Mr Erdogan is often described as a brilliant tactical leader, but lacking in overall strategy. Under his 16-year reign, Turkey’s foreign policy has been mostly inconsistent, and opportunistic.
His support for the uprising in Syria, part of his abandoned stance as a champion of the Arab Spring uprisings, badly backfired. The military intervention in northeast Syria is a last resort for a country genuinely afraid it will inspire separatist Kurds in Turkey, and hostile to the 4 million Syrian refugees it hopes will at least partially return to the “safe zone” it plans to establish.
“Turkish policies on Syria evolved and have been reactive for a long while,” said Ziya Meral, a fellow at the Royal United Services Institute. “Turkey does not have a clear strategy or long-term aim or exit strategy in mind.

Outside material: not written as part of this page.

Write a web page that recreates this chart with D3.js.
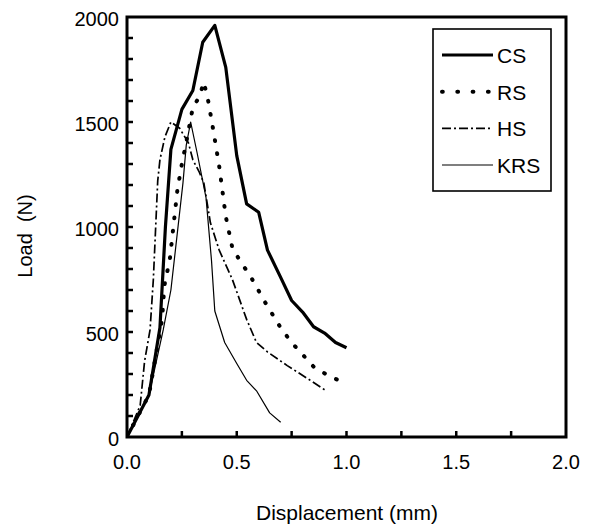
<!DOCTYPE html>
<html>
<head>
<meta charset="utf-8">
<script src="https://cdn.jsdelivr.net/npm/d3@7"></script>
<style>
  html, body { margin: 0; padding: 0; background: #fff; }
  svg { display: block; }
  text { font-family: "Liberation Sans", Arial, sans-serif; fill: #000; }
</style>
</head>
<body>
<svg id="chart" width="591" height="529"></svg>
<script>
// ---- data ----
const seriesNames = ["CS", "RS", "HS", "KRS"];

const csDisp = [0, 0.1, 0.15, 0.175, 0.2, 0.25, 0.3, 0.345, 0.4, 0.45, 0.5, 0.545, 0.6, 0.64, 0.7, 0.75, 0.8, 0.85, 0.9, 0.95, 1.0];
const csLoad = [0, 200, 520, 1000, 1370, 1560, 1650, 1880, 1960, 1760, 1340, 1110, 1070, 890, 760, 650, 595, 525, 495, 450, 425];

const rsDisp = [0, 0.1, 0.16, 0.17, 0.195, 0.23, 0.25, 0.275, 0.3, 0.33, 0.35, 0.37, 0.39, 0.42, 0.45, 0.48, 0.52, 0.56, 0.63, 0.7, 0.75, 0.85, 0.92, 1.0];
const rsLoad = [0, 200, 560, 720, 845, 1180, 1300, 1430, 1570, 1620, 1690, 1600, 1480, 1290, 1050, 900, 830, 770, 640, 520, 450, 335, 290, 255];

const hsDisp = [0, 0.06, 0.08, 0.105, 0.12, 0.14, 0.15, 0.173, 0.2, 0.24, 0.28, 0.3, 0.33, 0.35, 0.38, 0.42, 0.48, 0.545, 0.59, 0.64, 0.73, 0.82, 0.9];
const hsLoad = [0, 150, 360, 510, 750, 1220, 1320, 1430, 1500, 1470, 1400, 1320, 1260, 1210, 1020, 890, 750, 560, 450, 405, 340, 280, 225];

const krsDisp = [0, 0.1, 0.165, 0.2, 0.255, 0.27, 0.29, 0.32, 0.36, 0.385, 0.4, 0.445, 0.5, 0.545, 0.59, 0.65, 0.7];
const krsLoad = [0, 200, 510, 700, 1210, 1390, 1500, 1350, 1140, 840, 600, 450, 350, 270, 220, 115, 70];

const xTicks = [0, 0.5, 1.0, 1.5, 2.0];
const xMinorTicks = [0.25, 0.5, 0.75, 1.0, 1.25, 1.5, 1.75];
const yTicks = [0, 500, 1000, 1500, 2000];
const yMinorTicks = d3.range(100, 2000, 100);

const xTitle = "Displacement (mm)";
const yTitle = "Load\u00a0\u00a0(N)";

// ---- layout ----
const mLeft = 127, mRight = 566, mTop = 17, mBottom = 437;
const svg = d3.select("#chart");

const x = d3.scaleLinear().domain([0, 2]).range([mLeft, mRight]);
const y = d3.scaleLinear().domain([0, 2000]).range([mBottom, mTop]);

// ---- styles per series ----
const styles = {
  CS:  { width: 3.2, dash: null, cap: "butt" },
  RS:  { width: 4,   dash: "0.8,12.5", cap: "round" },
  HS:  { width: 1.7, dash: "9,3,2,3", cap: "butt" },
  KRS: { width: 1.2, dash: null, cap: "butt" }
};

const data = {
  CS:  csDisp.map((d, i) => [d, csLoad[i]]),
  RS:  rsDisp.map((d, i) => [d, rsLoad[i]]),
  HS:  hsDisp.map((d, i) => [d, hsLoad[i]]),
  KRS: krsDisp.map((d, i) => [d, krsLoad[i]])
};

const line = d3.line().x(d => x(d[0])).y(d => y(d[1]));

// ---- series lines ----
svg.append("clipPath").attr("id", "clip")
  .append("rect").attr("x", mLeft).attr("y", mTop).attr("width", mRight - mLeft).attr("height", mBottom - mTop);

const gLines = svg.append("g").attr("clip-path", "url(#clip)");
seriesNames.forEach(name => {
  const s = styles[name];
  gLines.append("path")
    .datum(data[name])
    .attr("d", line)
    .attr("fill", "none")
    .attr("stroke", "#000")
    .attr("stroke-width", s.width)
    .attr("stroke-linecap", s.cap)
    .attr("stroke-linejoin", "round")
    .attr("stroke-dasharray", s.dash);
});

// frame
svg.append("rect")
  .attr("x", mLeft).attr("y", mTop)
  .attr("width", mRight - mLeft).attr("height", mBottom - mTop)
  .attr("fill", "none").attr("stroke", "#000").attr("stroke-width", 3);

// ---- inward ticks ----
svg.append("g").selectAll("line").data(yMinorTicks).join("line")
  .attr("x1", mLeft).attr("x2", mLeft + 6)
  .attr("y1", d => y(d)).attr("y2", d => y(d))
  .attr("stroke", "#000").attr("stroke-width", 2.5);

svg.append("g").selectAll("line").data(xMinorTicks).join("line")
  .attr("x1", d => x(d)).attr("x2", d => x(d))
  .attr("y1", mBottom).attr("y2", mBottom - 6)
  .attr("stroke", "#000").attr("stroke-width", 2.5);

// tick labels
svg.append("g").selectAll("text").data(yTicks).join("text")
  .attr("x", mLeft - 8)
  .attr("y", d => y(d) + 9)
  .attr("text-anchor", "end")
  .attr("font-size", 20)
  .text(d => d);

svg.append("g").selectAll("text").data(xTicks).join("text")
  .attr("x", d => x(d))
  .attr("y", 469)
  .attr("text-anchor", "middle")
  .attr("font-size", 20)
  .text(d => d3.format(".1f")(d));

// axis titles
svg.append("text")
  .attr("x", 347).attr("y", 520)
  .attr("text-anchor", "middle")
  .attr("font-size", 21)
  .text(xTitle);

svg.append("text")
  .attr("transform", "translate(32,236) rotate(-90)")
  .attr("text-anchor", "middle")
  .attr("font-size", 20)
  .text(yTitle);

// ---- legend ----
const lg = svg.append("g");
lg.append("rect")
  .attr("x", 433).attr("y", 29).attr("width", 118).attr("height", 162)
  .attr("fill", "#fff").attr("stroke", "#000").attr("stroke-width", 1.6);

const legendY = d3.scalePoint().domain(seriesNames).range([55, 165]);
seriesNames.forEach(name => {
  const s = styles[name];
  const yy = legendY(name);
  lg.append("line")
    .attr("x1", 442).attr("x2", 493)
    .attr("y1", yy).attr("y2", yy)
    .attr("stroke", "#000")
    .attr("stroke-width", s.width)
    .attr("stroke-linecap", s.cap)
    .attr("stroke-dasharray", name === "RS" ? "0.8,14.5" : s.dash);
  lg.append("text")
    .attr("x", 497).attr("y", yy + 8)
    .attr("font-size", 21)
    .text(name);
});
</script>
</body>
</html>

For now it is about denying territory to PKK-related groups.”
Turkey spent years laying the military, diplomatic, and political groundwork for the current operation, called “Peace Spring”. It voiced extreme discomfort with Rojava since its 2013 inception. The US decision to partner with the group rankled Turkey and became the main irritant in rising tensions between Washington and Ankara. Turkey’s 2018 toppling of the YPG-led authority in the northwest Syrian enclave of Afrin, called “Operation Olive Branch”, can be seen as a trial run for the current operation.

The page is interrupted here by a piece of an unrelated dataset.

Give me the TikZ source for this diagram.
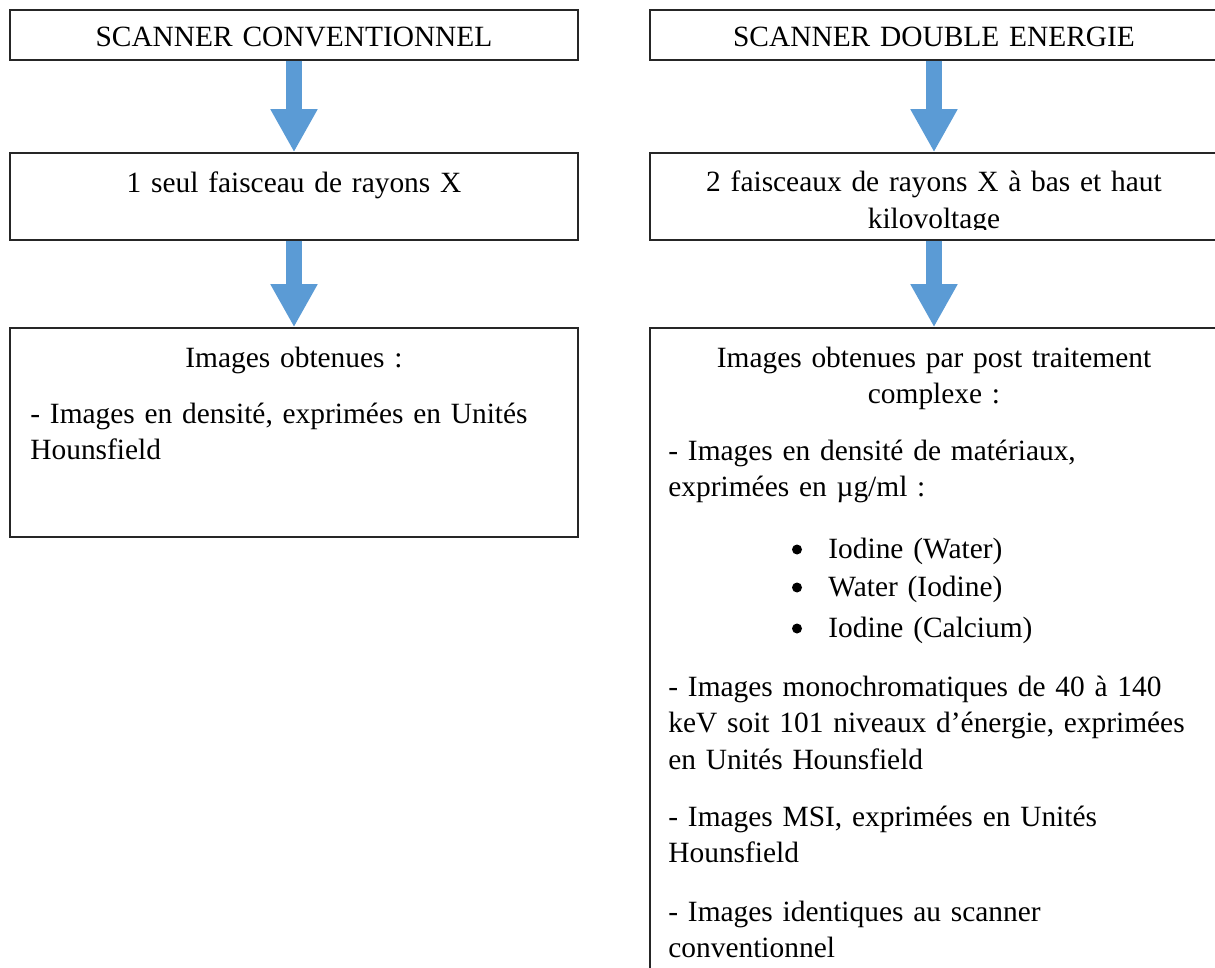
\documentclass[tikz,border=0pt]{standalone}
\usepackage{fontspec}
\setmainfont[WordSpace=0.85]{Liberation Serif}
\usetikzlibrary{arrows.meta}
\definecolor{flowblue}{HTML}{5B9BD5}
\definecolor{boxline}{HTML}{262626}

\begin{document}
\begin{tikzpicture}[x=0.5pt, y=-0.5pt,
  box/.style={draw=boxline, line width=0.75pt, minimum width=284pt, inner sep=0pt},
  txt/.style={inner sep=0pt, font=\fontsize{14.7}{18.25}\selectfont, text width=300pt},
  flow/.style={flowblue, line width=7.75pt, -{Triangle[length=21.5pt, width=22pt]}}]

\useasboundingbox (0,0) rectangle (1215,968);
\clip (0,0) rectangle (1215,968);

% left column
\node[box, minimum height=25pt] (convA) at (294,35) {};
\node[txt, align=center, anchor=base] (convT) at (294,47) {SCANNER CONVENTIONNEL};

\node[box, minimum height=43.5pt] (convB) at (294,196.5) {};
\node[txt, align=center, anchor=base] (convBT) at (294,193) {1 seul faisceau de rayons X};

\node[box, minimum height=104.5pt] (convC) at (294,432.5) {};
\node[txt, align=center, anchor=base] (convCT) at (294,367) {Images obtenues :};
\node[txt, align=left, anchor=base west] (convC1) at (30,423)
  {- Images en densité, exprimées en Unités\\Hounsfield};

\draw[flow] (convA.south) -- (convB.north);
\draw[flow] (convB.south) -- (convC.north);

% right column
\node[box, minimum height=25pt] (dualA) at (934,35) {};
\node[txt, align=center, anchor=base] (dualT) at (934,47) {SCANNER DOUBLE ENERGIE};

\node[box, minimum height=43.5pt] (dualB) at (934,196.5) {};
\begin{scope}
\clip (650,153) rectangle (1220,230);
\node[txt, align=center, anchor=base] (dualBT) at (934,192)
  {2 faisceaux de rayons X à bas et haut\\kilovoltage};
\end{scope}

\node[box, minimum height=336pt] (dualC) at (934,664) {};
\node[txt, align=center, anchor=base] (dualCT) at (934,367)
  {Images obtenues par post traitement\\complexe :};
\node[txt, align=left, anchor=base west] (dualC1) at (668,460)
  {- Images en densité de matériaux,\\exprimées en µg/ml :};
\node[txt, align=left, anchor=base west] (iodW) at (828,558) {Iodine (Water)};
\node[txt, align=left, anchor=base west] (watI) at (828,596) {Water (Iodine)};
\node[txt, align=left, anchor=base west] (iodC) at (828,637) {Iodine (Calcium)};
\fill (797,549.5) circle[radius=2.5pt];
\fill (797,587.5) circle[radius=2.5pt];
\fill (797,628.5) circle[radius=2.5pt];
\node[txt, align=left, anchor=base west] (dualC2) at (668,696)
  {- Images monochromatiques de 40 à 140\\keV soit 101 niveaux d’énergie, exprimées\\en Unités Hounsfield};
\node[txt, align=left, anchor=base west] (dualC3) at (668,826)
  {- Images MSI, exprimées en Unités\\Hounsfield};
\node[txt, align=left, anchor=base west] (dualC4) at (668,921)
  {- Images identiques au scanner\\conventionnel};

\draw[flow] (dualA.south) -- (dualB.north);
\draw[flow] (dualB.south) -- (dualC.north);
\end{tikzpicture}
\end{document}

Ankara has spent the last year lobbying Russia, which has emerged as the key global player in Syria, as well as Mr Trump to push its plans for northern Syria, outlining its vision for a safe zone.
“This had to happen,” said Mr Sazak. “There was no way around it, except a YPG state on the Turkish border. It was either this or that. No third solution.”
On the ground, Turkey so far has mostly used air power to shape the battlefield in its initial days. “I’ve seen a relatively risk-averse strategy, heavy on airstrikes and artillery, in preparation for mechanised assault,” said Aaron Stein, Middle East director at the Foreign Policy Research Institute in Washington.
The first stage of Turkey’s offensive is focused on a 100-kilometre rectangle stretching from border towns of Tel Abyad east to Ras al-Ain, with a depth of about 25km inside Syria.
“We are looking at an operation that will secure a rectangle between those cities and give Turks firing range on the road between Hasaka and Kobane,” said Nawar Oliver, a military analyst at the Omran Institute, an Istanbul-based think tank.
Carving out the rectangle will allow Turkish and friendly forces to divide Rojava, and direct artillery and ground operations to secure the M4 highway coursing through northern Syria and begin to bleed Tel Abyad and Ras al-Ain
“They want to completely besiege Tel Abyad and Ras al-Ain before they begin to either to clear it or just sit there and wait,” said Mr Stein, who is a Turkey specialist.
Further stages will focus on expanding a zone of influence. In contrast to previous Ankara’s attempts to carve out territories in Syria, the rebel fighters will likely take a back seat to uniformed Turkish forces. In both Afrin and Jarablus, the Syrian rebel fighters of the Free Syrian Army were criticised by locals for looting and unruliness in captured areas.
“Some of the locals in the area – even Arabs – are worried about some behaviours from the armed factions,” said Mr Oliver. “There were a lot of problems with some of the behaviours of the factions. We don’t want the same mistakes.”
Analysts predict a short, intense war lasting weeks or several months followed by a more lengthy and messy period of stabilisation. Turkey’s space for manoeuvre is constrained by geopolitics and its own military limits.
At the UN General Assembly gathering last month, Mr Erdogan showed a map detailing around 10 blue dots designated as the construction sites of settlements for Syrian refugees. But Mr Stein suggested each of those nodes also represented a permanent Turkish military position, such as those it has long operated in northern Iraq.
Turkish officials say they have briefed both the US and Russia as well as Nato allies ahead of the incursion, and both Moscow and Washington appear to be setting rules for Ankara’s movements.
Turkey is also broke. Its economy is suffering, and wars are expensive.
“I don’t think they have a broad vision,” said Mr Stein. “People keep trying to ascribe coherence. They have military objectives and they will meet those military objectives within six months.”
Mr Isik, who monitors ship and plane traffic, detected planeloads of Russian aviation experts arriving in Ankara on Thursday, likely to assist in Turkish air operations over northeast Syria. But Turkey, a Nato member integrated into the US-led electronic and communications systems, is also dependent on Washington to operate its most advanced military technology.
“We don’t really have the capacity to operate militarily on our own for months, without Russian and American assistance,” he said.
Turkish military officials are confident they can accomplish their goals quickly. Northeast Syria is mostly flat, a significant disadvantage to Kurdish separatist guerillas who are most effective fighting from mountains. Kurds fought effectively against Isis but that was mostly with the help of US fighter jets and artillery, which are aided by advanced guidance systems.
“Winter is coming, and it’s going to be harder for the YPG to operate on the plains,” said Mr Isik. “Without American airpower they will easily be hunted down by Turkish planes and artillery.”